A study published on Thursday reveals that the interbreeding occurred more recently than earlier estimates suggested, as indicated by the examination of the oldest known genomes from early modern humans in Europe.
The interbreeding is believed to have taken place between 45,000 and 49,000 years ago, suggesting that these two genetically distinct populations coexisted on the European continent for a minimum of 5,000 years.
Radiocarbon dating of bone fragments from Ranis, Germany, revealed a 2.9% Neanderthal ancestry, which the authors attribute to a singular interbreeding event that is common among all non-African populations.
According to the researchers, this interbreeding event likely occurred approximately 80 generations prior to the existence of those individuals.
The Ranis group also represents the earliest known family units, as noted by Arev Sumer, a researcher at the Max Planck Institute for Evolutionary Anthropology in Leipzig, Germany, and co-author of the study, during a news conference on Wednesday. Among the group, six individuals were found to be closely related, including a mother and her daughter.
One People
The results suggest that the ancestors of all currently sequenced non-African early humans belonged to a shared population during this period, which extended from present-day Great Britain to Poland, as stated by Johannes Krause, a biochemist at the Max Planck Institute for Evolutionary Anthropology and co-author of the research, during the news conference.
“This was quite unexpected, as modern humans had only recently migrated from Africa a few thousand years earlier and had arrived in this northern region of Europe, where the climate was significantly colder than it is today,” Krause remarked. “It was during the height of the Ice Age.”
Previous studies of early human groups in Europe indicated very few instances of interbreeding between Neanderthals and Homo sapiens, according to the paper.
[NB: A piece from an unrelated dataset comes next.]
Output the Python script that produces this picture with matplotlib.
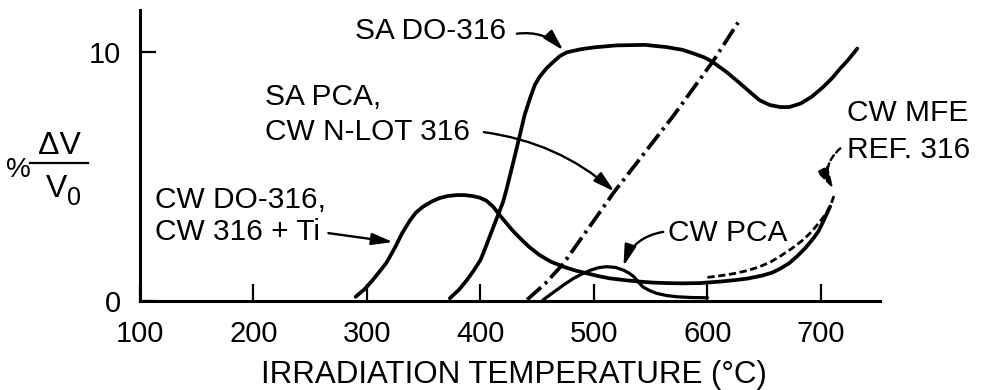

The groups were represented by individuals from the Bacho Kiro region in Bulgaria and a woman named Zlaty kun from Czechia, who is thought to be part of one of the earliest populations to separate from the “Out-of-Africa” lineage. This small group of Homo sapiens departed from the African continent approximately 80,000 years ago.
One Family
Among these two groups, the individuals from Bulgaria indicate two instances of interbreeding with Neanderthals, whereas Zlaty kun’s lineage points to a single instance of such mixing, as noted in the research.
Zlaty kun exhibited a fifth- or sixth-degree genetic connection with two individuals from the Ranis group, as stated by Sumer, who mentioned that the Ranis group comprised a small population that has no living descendants today.
According to Krause, Neanderthals are believed to have gone extinct around 40,000 years ago.
These findings provide researchers with a more accurate timeframe for when these mixing events occurred, along with deeper insights into the demographics of early modern humans and the initial migrations out of Africa, as highlighted in the study.
Further investigation is required to understand the events that transpired following the Out-of-Africa migration and the earliest movements of modern humans throughout Europe and Asia, Sumer emphasized.